Who Should Apply for the Refund?

A unique rule for SEZ supplies is that either the Supplier or the Recipient (SEZ) can apply for the refund:

  • Standard Case: The supplier pays the tax (or uses LUT) and claims the refund. This is the most common scenario.
  • Exception Case: If the supplier doesn't want to handle the paperwork, the SEZ unit can pay the tax and claim the refund themselves, provided they haven't already taken Input Tax Credit on it.

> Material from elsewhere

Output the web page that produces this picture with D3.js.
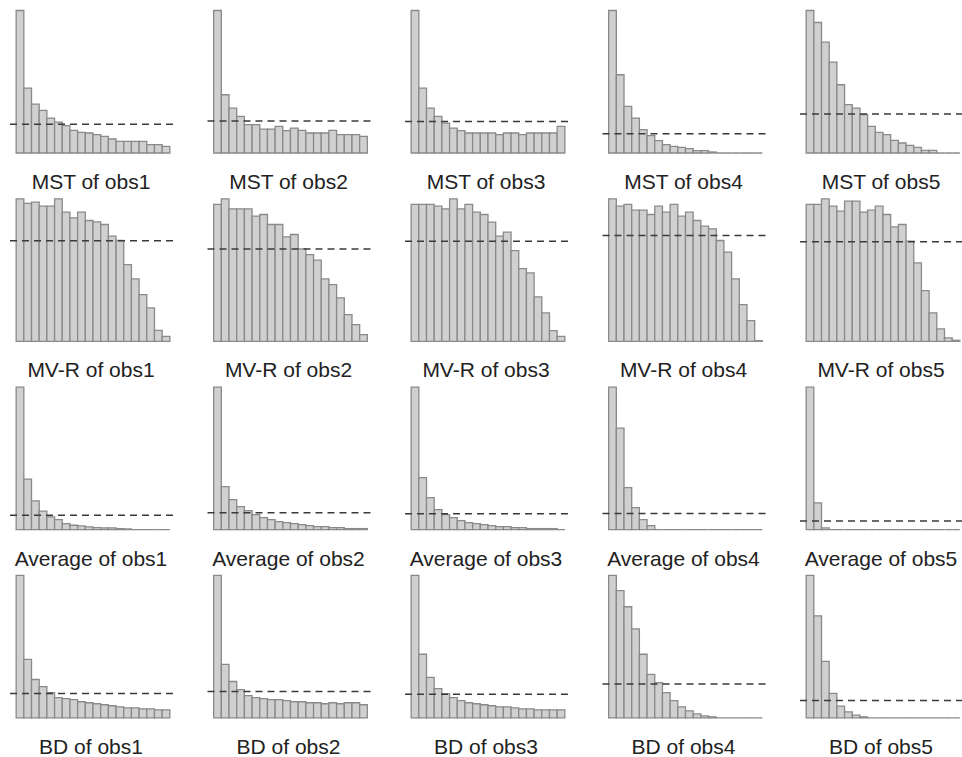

Common Mistakes with SEZ Refunds

  1. Mixing Domestic and SEZ Sales: Using a single Tax Invoice for a delivery where 50% of the goods go to a domestic office and 50% go to an SEZ office. You must issue separate invoices to ensure the SEZ portion can be endorsed separately.
  2. Missing SEZ GSTIN: Filing the return with the SEZ unit's "Domestic" GSTIN. Many SEZ units have two registrations: one for their domestic operations (DTA) and one for their SEZ unit. Zero-rating only applies to the SEZ Unit GSTIN.
  3. Forgetting Service Endorsements: Many service providers assume that because there is no "entry" at a physical gate, no endorsement is needed for services (like software consulting). However, you still need a certificate from the Specified Officer of the SEZ stating that the service was received for authorized operations.

Conclusion

Supplying to an SEZ is a high-volume opportunity for many Indian businesses, but it comes with a "Verification Tax" in the form of manual endorsements. To ensure your cash flow remains healthy in 2026, establish a protocol where your delivery team doesn't leave the SEZ premises without a physical or digital confirmation of the "Authorized Operation" check. Without this proof, your zero-rated supply could be re-classified as a taxable domestic sale during a GST Audit.